Source records:
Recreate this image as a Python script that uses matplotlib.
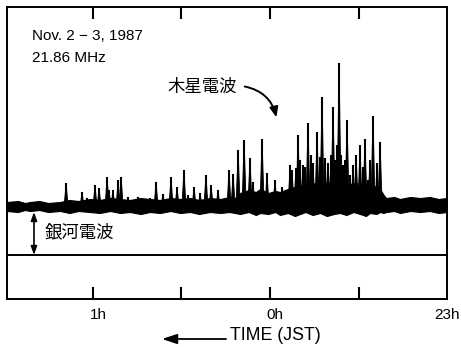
import matplotlib
matplotlib.use("Agg")
import matplotlib.pyplot as plt
from matplotlib.patches import FancyArrowPatch

plt.rcParams['font.family'] = ['Liberation Sans', 'Noto Sans CJK JP', 'DejaVu Sans']

# Time axis: hours relative to 0h JST (23h = -1). Axis runs right-to-left.
band_time = [1.482, 1.420, 1.380, 1.352, 1.300, 1.250, 1.183, 1.130, 1.080, 1.014,
             0.960, 0.900, 0.845, 0.790, 0.730, 0.676, 0.620, 0.560, 0.507, 0.450,
             0.400, 0.338, 0.280, 0.230, 0.197, 0.169, 0.120, 0.080, 0.056, 0.010,
             -0.030, -0.056, -0.100, -0.140, -0.169, -0.200, -0.240, -0.282, -0.320,
             -0.360, -0.394, -0.430, -0.470, -0.507, -0.540, -0.563, -0.600, -0.620,
             -0.640, -0.654, -0.700, -0.732, -0.790, -0.845, -0.900, -0.950, -0.997]
band_low = [44, 43, 45, 44, 45, 43, 44, 42, 44, 43,
            42, 44, 42, 43, 41, 43, 42, 44, 42, 43,
            41, 43, 42, 43, 42, 41, 43, 40, 42, 41,
            43, 40, 42, 39, 41, 43, 40, 42, 39,
            41, 42, 40, 43, 41, 39, 42, 41, 43,
            42, 43, 44, 42, 44, 43, 44, 42, 43]
band_high = [53, 54, 52, 53, 54, 52, 53, 55, 54, 56,
             55, 57, 56, 55, 57, 56, 55, 57, 56, 57,
             55, 57, 56, 58, 57, 62, 65, 63, 66, 62,
             64, 63, 66, 68, 70, 68, 72, 70, 73,
             71, 74, 70, 72, 69, 72, 70, 68, 66,
             60, 57, 58, 56, 58, 57, 58, 56, 57]

spike_time = [1.149, 1.059, 1.031, 0.986, 0.963, 0.918, 0.907, 0.885, 0.856, 0.839,
              0.800, 0.744, 0.676, 0.642, 0.603, 0.558, 0.524, 0.485, 0.462, 0.428,
              0.394, 0.361, 0.332, 0.293, 0.231, 0.208, 0.180, 0.146, 0.113, 0.096,
              0.045, 0.017, -0.028, -0.068, -0.090, -0.124, -0.146, -0.158, -0.186,
              -0.214, -0.242, -0.265, -0.293, -0.310, -0.355, -0.366, -0.389, -0.411,
              -0.434, -0.451, -0.490, -0.507, -0.535, -0.552, -0.580, -0.620, -0.637,
              -0.113, -0.169, -0.197, -0.231, -0.282, -0.327, -0.344, -0.377, -0.400,
              -0.422, -0.468, -0.485, -0.524, -0.563, -0.603]
spike_peak = [72, 63, 57, 70, 67, 78, 65, 65, 75, 78,
              58, 58, 57, 73, 61, 78, 68, 85, 60, 68,
              62, 80, 70, 65, 85, 81, 105, 115, 97, 73,
              116, 82, 75, 68, 62, 85, 87, 120, 90,
              132, 92, 123, 158, 97, 148, 95, 192, 90,
              135, 80, 72, 110, 116, 75, 139, 113, 60,
              90, 95, 88, 100, 98, 92, 100, 110, 100,
              95, 90, 100, 88, 95, 92]
spike_base = 47

tick_pos = [1.0, 0.5, 0.0, -0.5]
label_pos = [0.966, -0.028, -0.997]
label_text = ['1h', '0h', '23h']

fig = plt.figure(figsize=(4.61, 3.47), dpi=100)
ax = fig.add_axes([7/461, 48/347, 440/461, 292/347])
ax.set_xlim(1.482, -0.997)
ax.set_ylim(-44, 248)

ax.fill_between(band_time, band_low, band_high, color='black', lw=0.8)
w = 0.012
for t, p in zip(spike_time, spike_peak):
    ax.fill([t + w, t, t - w], [spike_base, p, spike_base], color='black', lw=0.6)
ax.vlines(spike_time, spike_base, spike_peak, color='black', lw=1.5)

ax.axhline(0, color='black', lw=1.4)

for s in ax.spines.values():
    s.set_linewidth(1.4)
ax.set_xticks([])
ax.set_yticks([])
tr = ax.get_xaxis_transform()
ax.vlines(tick_pos, 0, 12/292, transform=tr, color='black', lw=1.5)
ax.vlines(tick_pos, 1 - 12/292, 1, transform=tr, color='black', lw=1.5)
for x, s in zip(label_pos, label_text):
    ax.text(x, -16/292, s, transform=tr, fontsize=11, ha='center', va='center',
            clip_on=False)

ax.text(0.057, 0.90, 'Nov. 2 − 3, 1987', transform=ax.transAxes, fontsize=11,
        ha='left', va='center')
ax.text(0.057, 0.825, '21.86 MHz', transform=ax.transAxes, fontsize=11,
        ha='left', va='center')

ax.text(0.575, 168, '木星電波', fontsize=12.5, ha='left', va='center',
        family=['Noto Sans CJK JP'])
ax.annotate('', xy=(-0.039, 135), xytext=(0.158, 169),
            arrowprops=dict(arrowstyle='-|>,head_length=0.6,head_width=0.25',
                            connectionstyle='arc3,rad=-0.35', color='black', lw=1.4))

ax.text(1.268, 23, '銀河電波', fontsize=12.5, ha='left', va='center',
        family=['Noto Sans CJK JP'])
ax.annotate('', xy=(1.330, 0), xytext=(1.330, 43),
            arrowprops=dict(arrowstyle='<|-|>,head_length=0.5,head_width=0.18',
                            color='black', lw=1.2, shrinkA=0, shrinkB=0))

fig.text(230/461, 1 - 335/347, 'TIME (JST)', fontsize=12.8, ha='left', va='center')
fig.add_artist(FancyArrowPatch(
    (226/461, 1 - 339/347), (162/461, 1 - 339/347), transform=fig.transFigure,
    arrowstyle='-|>,head_length=0.9,head_width=0.3', mutation_scale=10,
    color='black', lw=1.3, shrinkA=0, shrinkB=0))

fig.savefig('out.png', dpi=100)
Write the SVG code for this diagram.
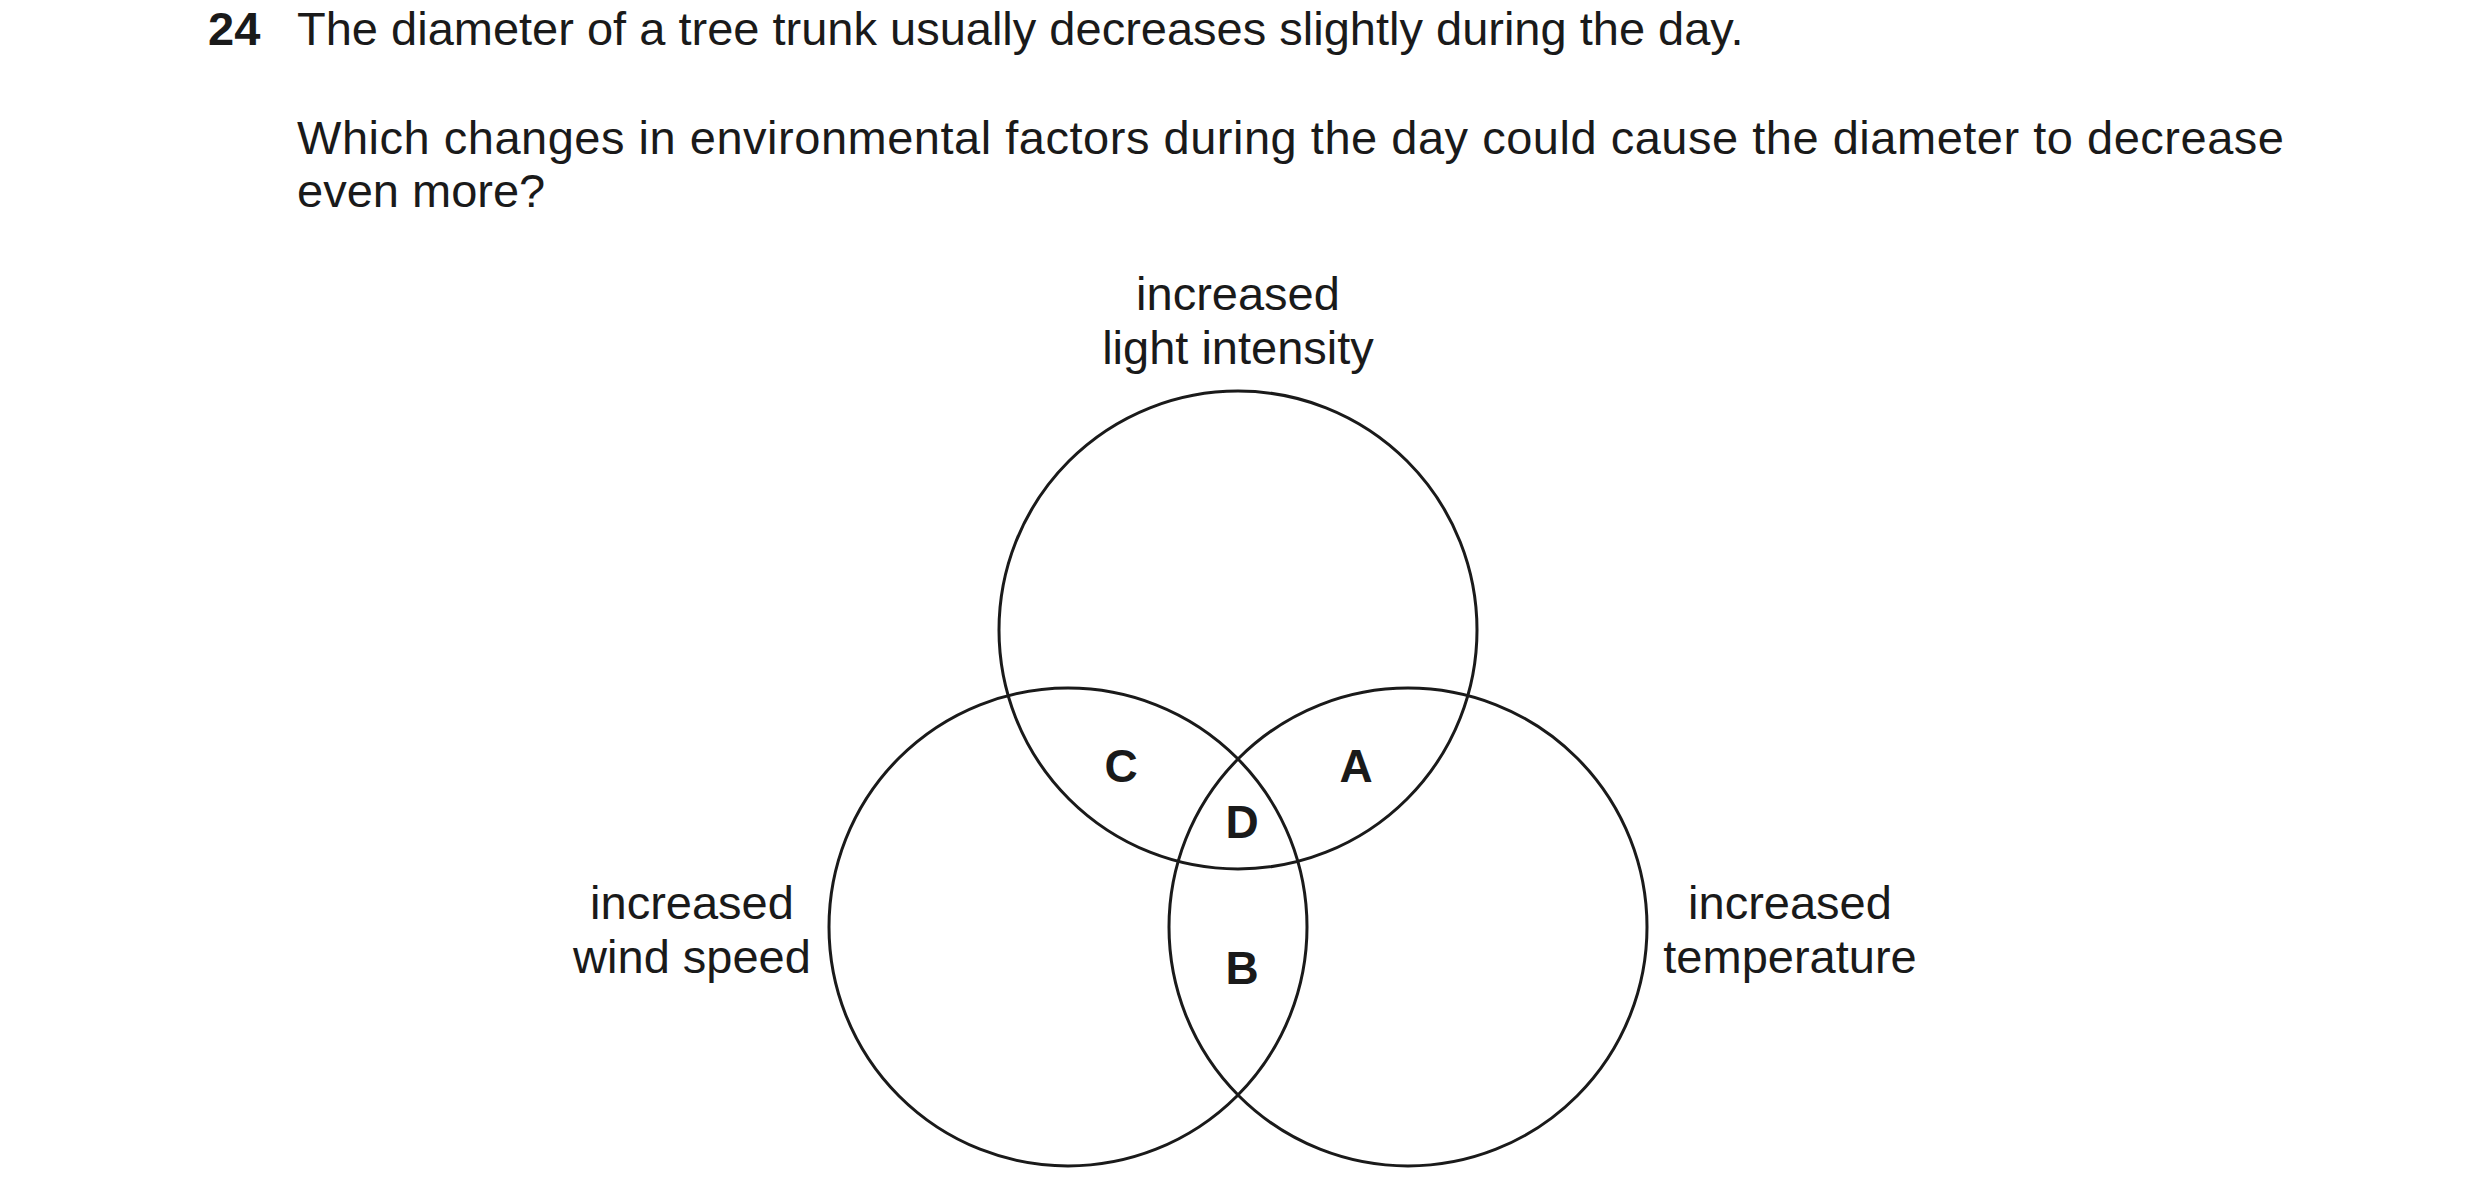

* [AIM OF THE TASK]
Return every line above in which the string "this" occurs.

* [TASK OUTPUT]
Recreate this image as a Python script that uses matplotlib.
Write the SVG code for this diagram.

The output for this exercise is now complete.